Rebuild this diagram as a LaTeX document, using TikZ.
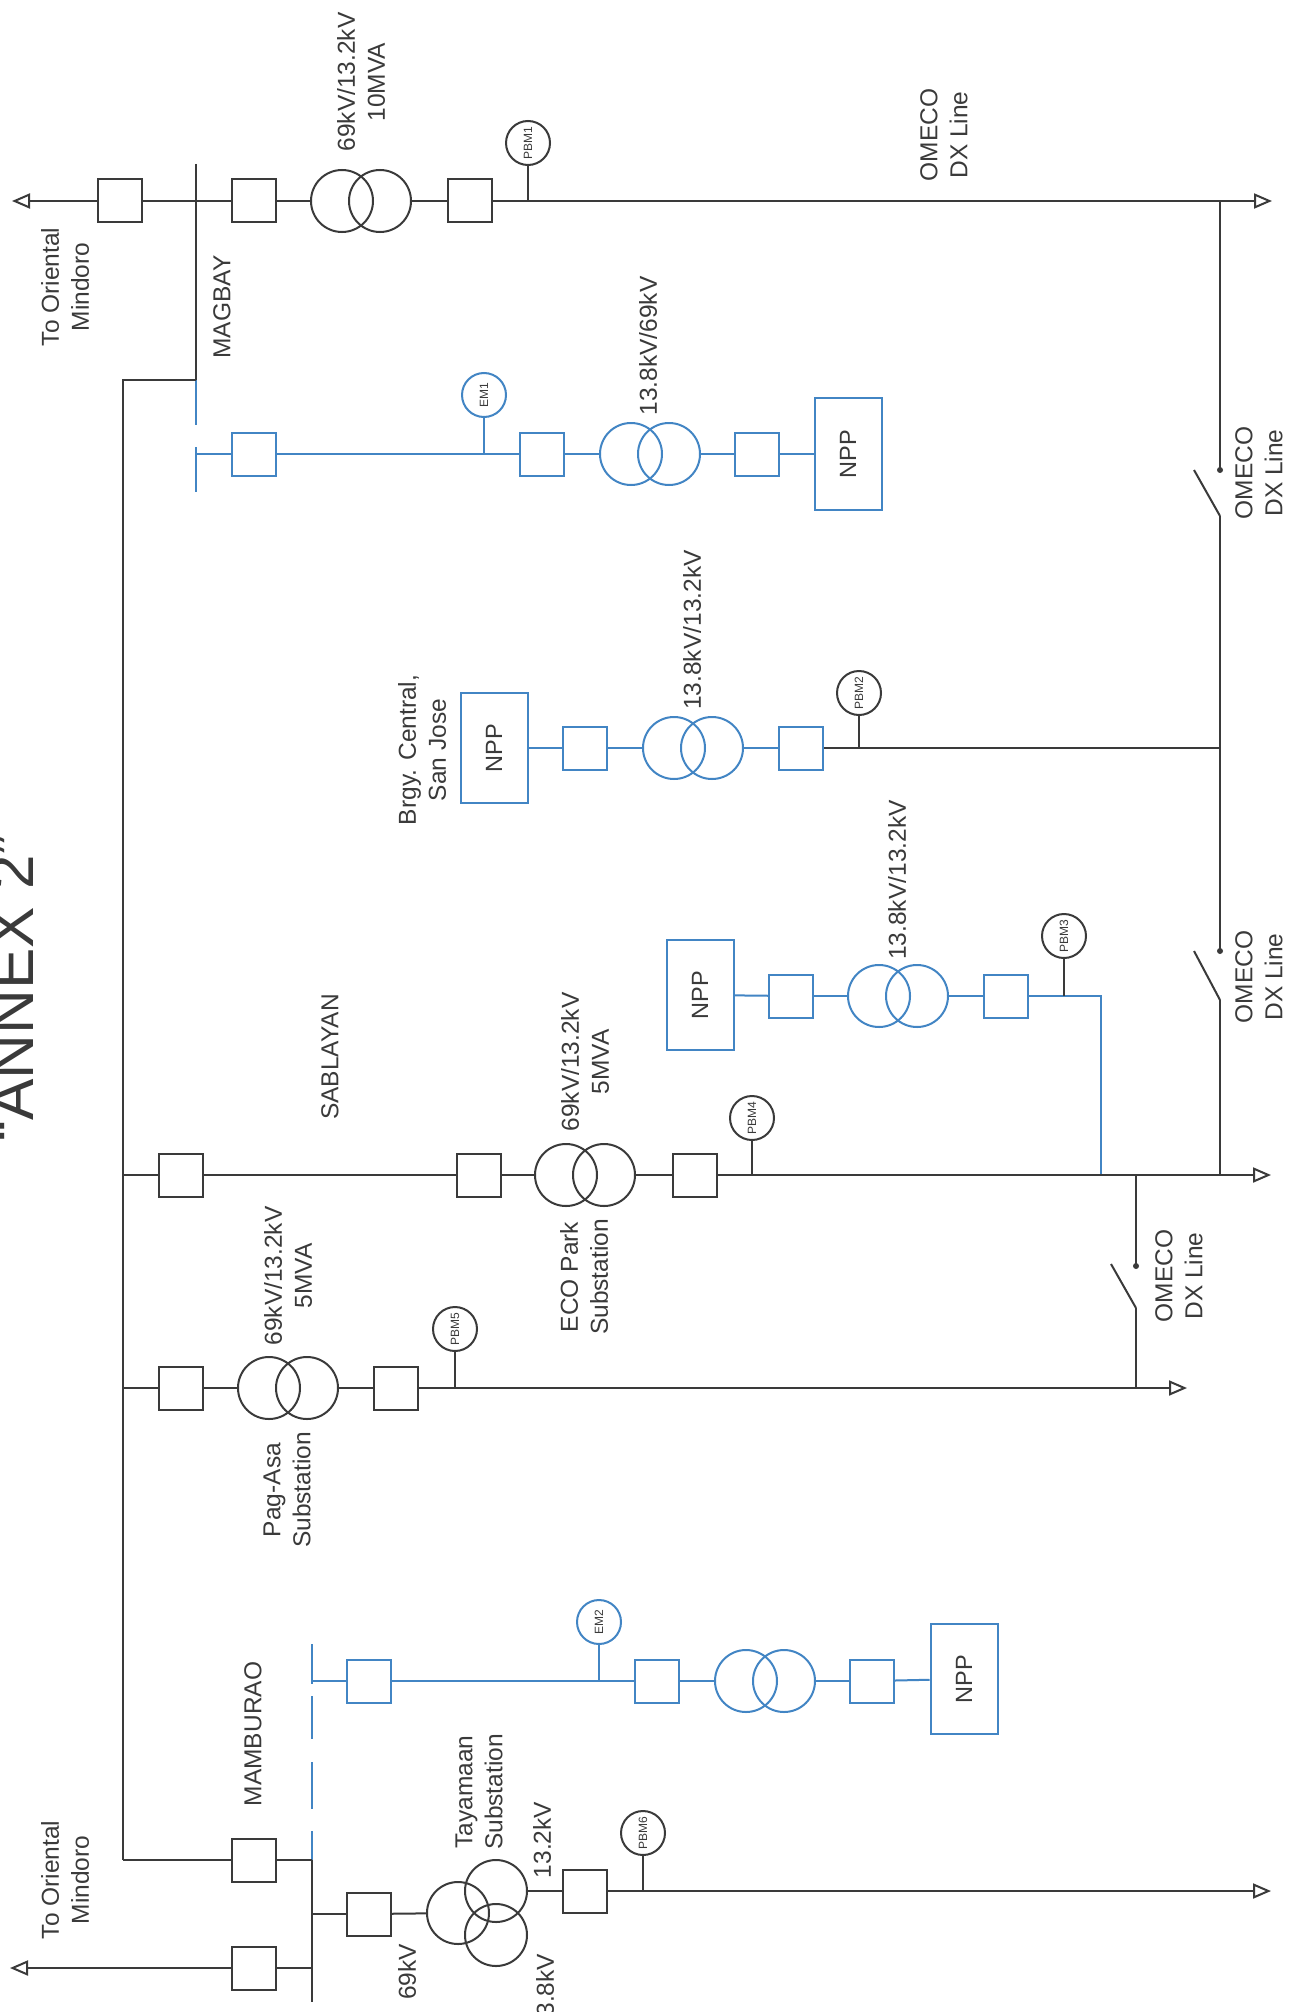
\documentclass[tikz,border=0pt]{standalone}
\usepackage{fontspec}
\setmainfont{Liberation Sans}
\usepackage{graphicx}
\usetikzlibrary{arrows.meta}
\definecolor{dk}{RGB}{58,58,58}
\definecolor{bl}{RGB}{66,133,196}
\begin{document}
\begin{tikzpicture}[x=0.5pt,y=-0.5pt,
 wire/.style={draw=dk,line width=1pt},
 bwire/.style={draw=bl,line width=1pt},
 brk/.style={rectangle,draw=dk,line width=1pt,minimum width=22pt,minimum height=21.5pt,inner sep=0pt},
 bbrk/.style={brk,draw=bl},
 xf/.style={circle,draw=dk,line width=1pt,minimum size=31pt,inner sep=0pt},
 bxf/.style={xf,draw=bl},
 meter/.style={circle,draw=dk,line width=1pt,minimum size=22pt,inner sep=0pt,text=dk,font=\fontsize{6}{7}\selectfont},
 bmeter/.style={meter,draw=bl},
 npp/.style={rectangle,draw=bl,line width=1pt,minimum width=33.5pt,minimum height=55pt,inner sep=0pt,text=dk,font=\fontsize{11.75}{14}\selectfont},
 lbl/.style={rotate=90,align=center,inner sep=0pt,text=dk,font=\fontsize{12.25}{15}\selectfont},
 arr/.style={-{Triangle[open,length=9pt,width=7.5pt]}},
 cdot/.style={circle,fill=dk,inner sep=0pt,minimum size=3pt},
]
\fill[white] (0,0) rectangle (1294,2012);
\useasboundingbox (0,0) rectangle (1294,2012);
\clip (0,0) rectangle (1294,2012);

% ---------- title
\node[lbl,font=\fontsize{31}{36}\selectfont,anchor=base] (title) at (33,988) {“ANNEX 2”};

% ---------- top line (MAGBAY 69kV)
\coordinate (a0) at (12,201);
\node[brk] (b1) at (120,201) {};
\coordinate (m1) at (196,201);
\node[brk] (b2) at (254,201) {};
\node[xf] (t1a) at (342,201) {};
\node[xf] (t1b) at (380,201) {};
\node[brk] (b3) at (470,201) {};
\coordinate (p1) at (528,201);
\node[meter] (pbm1) at (528,143) {\rotatebox{90}{PBM1}};
\coordinate (j1) at (1220,201);
\coordinate (a1) at (1272,201);
\draw[wire,arr] (b1) -- (a0);
\draw[wire] (b1) -- (m1) -- (b2);
\draw[wire] (b2) -- (t1a);
\draw[wire] (t1b) -- (b3);
\draw[wire,arr] (b3) -- (p1) -- (j1) -- (a1);
\draw[wire] (pbm1) -- (p1);

% ---------- MAGBAY bus
\coordinate (mgT) at (196,164);
\coordinate (mgJ) at (196,380);
\coordinate (mgB1) at (196,425);
\coordinate (mgB2) at (196,447);
\coordinate (mgH) at (196,454);
\coordinate (mgB3) at (196,492);
\draw[wire] (mgT) -- (mgJ);
\draw[bwire] (mgJ) -- (mgB1);
\draw[bwire] (mgB2) -- (mgB3);

% ---------- left trunk
\coordinate (L0) at (123,380);
\coordinate (L1) at (123,1175);
\coordinate (L2) at (123,1388);
\coordinate (L3) at (123,1860);
\draw[wire] (mgJ) -- (L0) -- (L1) -- (L2) -- (L3);

% ---------- MAGBAY NPP chain (blue)
\node[bbrk] (bb1) at (254,454) {};
\coordinate (e1) at (484,454);
\node[bmeter] (em1) at (484,395) {\rotatebox{90}{EM1}};
\node[bbrk] (bb2) at (542,454) {};
\node[bxf] (tma) at (631,454) {};
\node[bxf] (tmb) at (669,454) {};
\node[bbrk] (bb3) at (757,454) {};
\node[npp,minimum height=56pt] (npp1) at (848,454) {\rotatebox{90}{NPP}};
\draw[bwire] (mgH) -- (bb1);
\draw[bwire] (bb1) -- (e1) -- (bb2);
\draw[bwire] (em1) -- (e1);
\draw[bwire] (bb2) -- (tma);
\draw[bwire] (tmb) -- (bb3);
\draw[bwire] (bb3) -- (npp1);

% ---------- right trunk with switches
\coordinate (s1a) at (1220,470);
\coordinate (s1b) at (1220,516);
\coordinate (s1t) at (1194,470);
\coordinate (jc) at (1220,748);
\coordinate (s2a) at (1220,951);
\coordinate (s2b) at (1220,1000);
\coordinate (s2t) at (1194,951);
\coordinate (j2) at (1220,1175);
\draw[wire] (j1) -- (s1a);
\draw[wire] (s1b) -- (s1t);
\draw[wire] (s1b) -- (jc) -- (s2a);
\draw[wire] (s2b) -- (s2t);
\draw[wire] (s2b) -- (j2);
\node[cdot] (d1) at (s1a) {};
\node[cdot] (d2) at (s2a) {};

% ---------- Brgy. Central chain
\node[npp] (npp2) at (494,748) {\rotatebox{90}{NPP}};
\node[bbrk] (bc1) at (585,748) {};
\node[bxf] (tca) at (674,748) {};
\node[bxf] (tcb) at (712,748) {};
\node[bbrk] (bc2) at (801,748) {};
\coordinate (pc) at (859,748);
\node[meter] (pbm2) at (859,693) {\rotatebox{90}{PBM2}};
\draw[bwire] (npp2) -- (bc1);
\draw[bwire] (bc1) -- (tca);
\draw[bwire] (tcb) -- (bc2);
\draw[wire] (bc2) -- (pc) -- (jc);
\draw[wire] (pbm2) -- (pc);

% ---------- PBM3 chain
\node[npp] (npp3) at (700,995) {\rotatebox{90}{NPP}};
\node[bbrk] (bd1) at (791,996) {};
\node[bxf] (tda) at (879,996) {};
\node[bxf] (tdb) at (917,996) {};
\node[bbrk] (bd2) at (1006,996) {};
\coordinate (pd) at (1064,996);
\coordinate (dc) at (1101,996);
\coordinate (dj) at (1101,1175);
\node[meter] (pbm3) at (1064,936) {\rotatebox{90}{PBM3}};
\draw[bwire] (npp3) -- (bd1);
\draw[bwire] (bd1) -- (tda);
\draw[bwire] (tdb) -- (bd2);
\draw[bwire] (bd2) -- (pd) -- (dc) -- (dj);
\draw[wire] (pbm3) -- (pd);

% ---------- SABLAYAN / ECO Park line
\node[brk] (bm1) at (181,1175) {};
\node[brk] (bm2) at (479,1175) {};
\node[xf] (tea) at (566,1175) {};
\node[xf] (teb) at (604,1175) {};
\node[brk] (bm3) at (695,1175) {};
\coordinate (pe) at (752,1175);
\node[meter] (pbm4) at (752,1118) {\rotatebox{90}{PBM4}};
\coordinate (j3) at (1136,1175);
\coordinate (a2) at (1271,1175);
\draw[wire] (L1) -- (bm1);
\draw[wire] (bm1) -- (bm2);
\draw[wire] (bm2) -- (tea);
\draw[wire] (teb) -- (bm3);
\draw[wire,arr] (bm3) -- (pe) -- (dj) -- (j3) -- (j2) -- (a2);
\draw[wire] (pbm4) -- (pe);

% ---------- switch 3
\coordinate (s3a) at (1136,1266);
\coordinate (s3b) at (1136,1308);
\coordinate (s3t) at (1111,1264);
\coordinate (q3) at (1136,1388);
\draw[wire] (j3) -- (s3a);
\draw[wire] (s3b) -- (s3t);
\draw[wire] (s3b) -- (q3);
\node[cdot] (d3) at (s3a) {};

% ---------- Pag-Asa line
\node[brk] (bp1) at (181,1388) {};
\node[xf] (tpa) at (269,1388) {};
\node[xf] (tpb) at (307,1388) {};
\node[brk] (bp2) at (396,1388) {};
\coordinate (pp) at (455,1388);
\node[meter] (pbm5) at (455,1329) {\rotatebox{90}{PBM5}};
\coordinate (a3) at (1187,1388);
\draw[wire] (L2) -- (bp1);
\draw[wire] (bp1) -- (tpa);
\draw[wire] (tpb) -- (bp2);
\draw[wire,arr] (bp2) -- (pp) -- (q3) -- (a3);
\draw[wire] (pbm5) -- (pp);

% ---------- MAMBURAO bus
\coordinate (mbd1) at (312,1644);
\coordinate (mbE) at (312,1681);
\coordinate (mbd2) at (312,1684);
\coordinate (mbd3) at (312,1696);
\coordinate (mbd4) at (312,1739);
\coordinate (mbd5) at (312,1762);
\coordinate (mbd6) at (312,1809);
\coordinate (mbd7) at (312,1831);
\coordinate (mA) at (312,1860);
\coordinate (mB) at (312,1914);
\coordinate (mC) at (312,1968);
\coordinate (mbEnd) at (312,2002);
\draw[bwire] (mbd1) -- (mbd2);
\draw[bwire] (mbd3) -- (mbd4);
\draw[bwire] (mbd5) -- (mbd6);
\draw[bwire] (mbd7) -- (mA);
\draw[wire] (mA) -- (mB) -- (mC) -- (mbEnd);

\node[brk] (bmA) at (254,1860) {};
\draw[wire] (L3) -- (bmA);
\draw[wire] (bmA) -- (mA);

\node[brk] (bmC) at (254,1968) {};
\coordinate (a4) at (10,1968);
\draw[wire] (mC) -- (bmC);
\draw[wire,arr] (bmC) -- (a4);

% Tayamaan
\node[brk] (bmB) at (369,1914) {};
\node[xf] (tta) at (458,1913) {};
\node[xf] (ttb) at (496,1891) {};
\node[xf] (ttc) at (496,1935) {};
\node[brk] (bT) at (585,1891) {};
\coordinate (pt) at (643,1891);
\node[meter] (pbm6) at (643,1833) {\rotatebox{90}{PBM6}};
\coordinate (a5) at (1271,1891);
\draw[wire] (mB) -- (bmB);
\draw[wire] (bmB) -- (tta);
\draw[wire] (ttb.east) -- (bT);
\draw[wire,arr] (bT) -- (pt) -- (a5);
\draw[wire] (pbm6) -- (pt);

% MAMBURAO NPP chain (blue)
\node[bbrk] (be1) at (369,1681) {};
\coordinate (e2) at (599,1681);
\node[bmeter] (em2) at (599,1622) {\rotatebox{90}{EM2}};
\node[bbrk] (be2) at (657,1681) {};
\node[bxf] (tfa) at (746,1681) {};
\node[bxf] (tfb) at (784,1681) {};
\node[bbrk] (be3) at (872,1681) {};
\node[npp] (npp4) at (964,1679) {\rotatebox{90}{NPP}};
\draw[bwire] (mbE) -- (be1);
\draw[bwire] (be1) -- (e2) -- (be2);
\draw[bwire] (em2) -- (e2);
\draw[bwire] (be2) -- (tfa);
\draw[bwire] (tfb) -- (be3);
\draw[bwire] (be3) -- (npp4);

% ---------- labels
\node[lbl] (lto1) at (65,287) {To Oriental\\Mindoro};
\node[lbl] (lmag) at (222,307) {MAGBAY};
\node[lbl] (lt1) at (361,82) {69kV/13.2kV\\10MVA};
\node[lbl] (lom1) at (944,135) {OMECO\\DX Line};
\node[lbl] (ltm) at (648,346) {13.8kV/69kV};
\node[lbl] (lom2) at (1259,473) {OMECO\\DX Line};
\node[lbl] (lbr) at (422,750) {Brgy. Central,\\San Jose};
\node[lbl] (ltc) at (692,630) {13.8kV/13.2kV};
\node[lbl] (ltd) at (897,880) {13.8kV/13.2kV};
\node[lbl] (lom3) at (1259,977) {OMECO\\DX Line};
\node[lbl] (lsab) at (330,1057) {SABLAYAN};
\node[lbl] (lte) at (585,1062) {69kV/13.2kV\\5MVA};
\node[lbl] (leco) at (584,1277) {ECO Park\\Substation};
\node[lbl] (ltp) at (288,1276) {69kV/13.2kV\\5MVA};
\node[lbl] (lom4) at (1179,1276) {OMECO\\DX Line};
\node[lbl] (lpag) at (287,1490) {Pag-Asa\\Substation};
\node[lbl] (lmam) at (253,1734) {MAMBURAO};
\node[lbl] (lto2) at (65,1880) {To Oriental\\Mindoro};
\node[lbl] (ltay) at (479,1792) {Tayamaan\\Substation};
\node[lbl] (l132) at (542,1840) {13.2kV};
\node[lbl] (l138) at (545,1992) {13.8kV};
\node[lbl] (l69) at (407,1972) {69kV};
\end{tikzpicture}
\end{document}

##########

■ PROBLEM: Restate each line from the start of the listing through the line bearing "(pbm1) -- (p1);" word for word. Drop the pictures.

■ ANSWER IN FULL:
Rebuild this diagram as a LaTeX document, using TikZ.
\documentclass[tikz,border=0pt]{standalone}
\usepackage{fontspec}
\setmainfont{Liberation Sans}
\usepackage{graphicx}
\usetikzlibrary{arrows.meta}
\definecolor{dk}{RGB}{58,58,58}
\definecolor{bl}{RGB}{66,133,196}
\begin{document}
\begin{tikzpicture}[x=0.5pt,y=-0.5pt,
 wire/.style={draw=dk,line width=1pt},
 bwire/.style={draw=bl,line width=1pt},
 brk/.style={rectangle,draw=dk,line width=1pt,minimum width=22pt,minimum height=21.5pt,inner sep=0pt},
 bbrk/.style={brk,draw=bl},
 xf/.style={circle,draw=dk,line width=1pt,minimum size=31pt,inner sep=0pt},
 bxf/.style={xf,draw=bl},
 meter/.style={circle,draw=dk,line width=1pt,minimum size=22pt,inner sep=0pt,text=dk,font=\fontsize{6}{7}\selectfont},
 bmeter/.style={meter,draw=bl},
 npp/.style={rectangle,draw=bl,line width=1pt,minimum width=33.5pt,minimum height=55pt,inner sep=0pt,text=dk,font=\fontsize{11.75}{14}\selectfont},
 lbl/.style={rotate=90,align=center,inner sep=0pt,text=dk,font=\fontsize{12.25}{15}\selectfont},
 arr/.style={-{Triangle[open,length=9pt,width=7.5pt]}},
 cdot/.style={circle,fill=dk,inner sep=0pt,minimum size=3pt},
]
\fill[white] (0,0) rectangle (1294,2012);
\useasboundingbox (0,0) rectangle (1294,2012);
\clip (0,0) rectangle (1294,2012);

% ---------- title
\node[lbl,font=\fontsize{31}{36}\selectfont,anchor=base] (title) at (33,988) {“ANNEX 2”};

% ---------- top line (MAGBAY 69kV)
\coordinate (a0) at (12,201);
\node[brk] (b1) at (120,201) {};
\coordinate (m1) at (196,201);
\node[brk] (b2) at (254,201) {};
\node[xf] (t1a) at (342,201) {};
\node[xf] (t1b) at (380,201) {};
\node[brk] (b3) at (470,201) {};
\coordinate (p1) at (528,201);
\node[meter] (pbm1) at (528,143) {\rotatebox{90}{PBM1}};
\coordinate (j1) at (1220,201);
\coordinate (a1) at (1272,201);
\draw[wire,arr] (b1) -- (a0);
\draw[wire] (b1) -- (m1) -- (b2);
\draw[wire] (b2) -- (t1a);
\draw[wire] (t1b) -- (b3);
\draw[wire,arr] (b3) -- (p1) -- (j1) -- (a1);
\draw[wire] (pbm1) -- (p1);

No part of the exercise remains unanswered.